Illustrating ant hairs

 

One of the most satisfying things to do when illustrating ants with Adobe Illustrator (AI) is to turn rather dull hairs into elegant tapered masterpieces. Hairs, or ‘setae’ as the traditionalists prefer, can be excellent characters for identification. For my introduced ant key, I need to come up with characters for distinguishing Camponotus planatus from Camponotus atriceps. I’ve coded both as having abundant long erect hairs on the head, mesosoma and gaster. But the quality of the hairs is different between these two. Those of C. planatus are stiff and thick, while those of C. atriceps are slender and flexuous. Here’s a quick post on how I drew the hairs for C. atriceps.

 

First thing was to import a photograph of C. atriceps from Antweb. I had to rotate it to the standard position where the back two coxae are level with each other.

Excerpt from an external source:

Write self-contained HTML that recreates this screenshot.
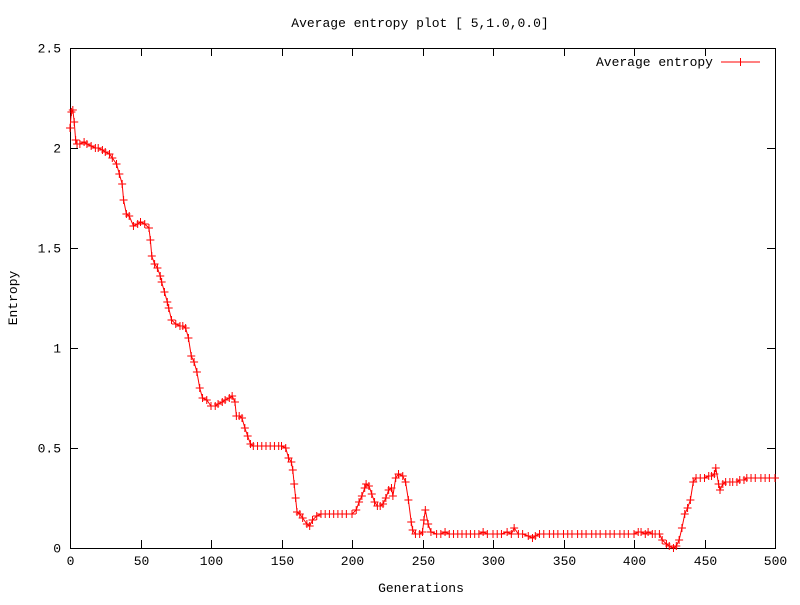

Screenshot of Adobe Illustrator with specimen photo of C. atricpes placed as the first layer.

 

Next I created new layers for the head, mesosoma, waist and gaster, and drew the outlines using the Pen tool. I hope to post more on these basic steps of tracing specimen images in the near future.

The outlines of the specimen have been traced with the pen tool, and filled in with white.

 

Now I create a new layer for the hairs, and lock all of the other layers.

New 'hairs' layer is created and I zoom in a bit.

 

The next step is to trace the hairs. There are a few ways to do this, but the trick is to achieve a nice smooth curve. With hairs, I like to use the Pencil tool and trace on my x200 Thinkpad tablet. Before I had my tablet, though, I would probably stick with the Pen tool for these type of long flexuous hairs. If you do opt for the Pencil tool, make sure to double click on it and select a nice smoothness (I used 75%) and get rid of the ‘edit paths’ option for sure.

 

Hairs are traced using the Pencil tool with a tablet, but the Pen tool works well for these as well.

Once I’ve traced all the hairs on the profile outline, I hide the specimen photograph layer to see how it looks.

 

Here comes the cool part: making a new hair type.

  1. Use the pen tool to draw a straight line approximately as long as one of the longer hairs. Change the stroke to 0.25.
  2. Select the line and copy it (Control+C).
  3. Paste the line to the back (Control+B). This pastes the copy directly behind the original.
  4. Use the ‘Direct Select’ tool (A) and drag a selection box around the top two points (it looks like just one point because the copy is directly behind the original). Now join the two selected points. I do this by right clicking and selecting ‘Join’, but I’m sure there are other ways to get there.
  5. Again using the Direct Select tool, click on one of the bottom points. Use the arrow keys to move it a few pixels to the left. I changed the default keyboard increment (Edit > Preferences > General) to .001 in to have a bit more precision.
  6. Now select the other bottom point and move it an equal number of spaces to the right.
  7. Draw a line joining these two bottom points.
  8. Use the ‘Add anchor point’ tool (+) to drop an anchor point in the middle of this bottom line.
  9. Select the middle anchor point and move it down a few spaces. Click it and hold with the ‘Convert anchor points’ tool (Shift+C) to add a little curve to the bottom line.
  10. Fill the resulting polygon with black (or you could go for a gray if they are very light hairs if you want).
  11. Use the regular Selection tool (V) to select the whole object.
  12. Open the ‘Brushes’ window and create a new brush (lower right page icon in the window). Make it an Art Brush.
  13. Name the brush, and make sure the arrow is pointing upwards towards the pointy end (so long as you drew the hairs from the base to the tip). Save the brush library as ‘Ant Hairs’ or something like that. Sometimes if the following steps don’t work, I copy my hair to a new AI window and make a new brush. Some odd glitch or something, but sometimes it doesn’t save the brush correctly.
  14. Now select all your hairs. Easy way to do this is to make sure all the other layers are locked except for the hair layer, then do a ‘Select All’ command (Control+A). Click the new hair brush on the brush panel window, and voila. If the hairs are backwards, you may need to switch the way the arrow points in the brush options.

Lines rendered as hairs using my new C. atriceps hairs brush. Notice the fine tapering!

 

Now that you have the hair brush, you can paint hairs directly using the paintbrush tool. I find the paintbrush tool takes a lot longer, though, so I personally prefer using the pen or pencil tool, and then selecting all the strokes and converting them to brushstrokes with whichever ant hairs brush best suites the job.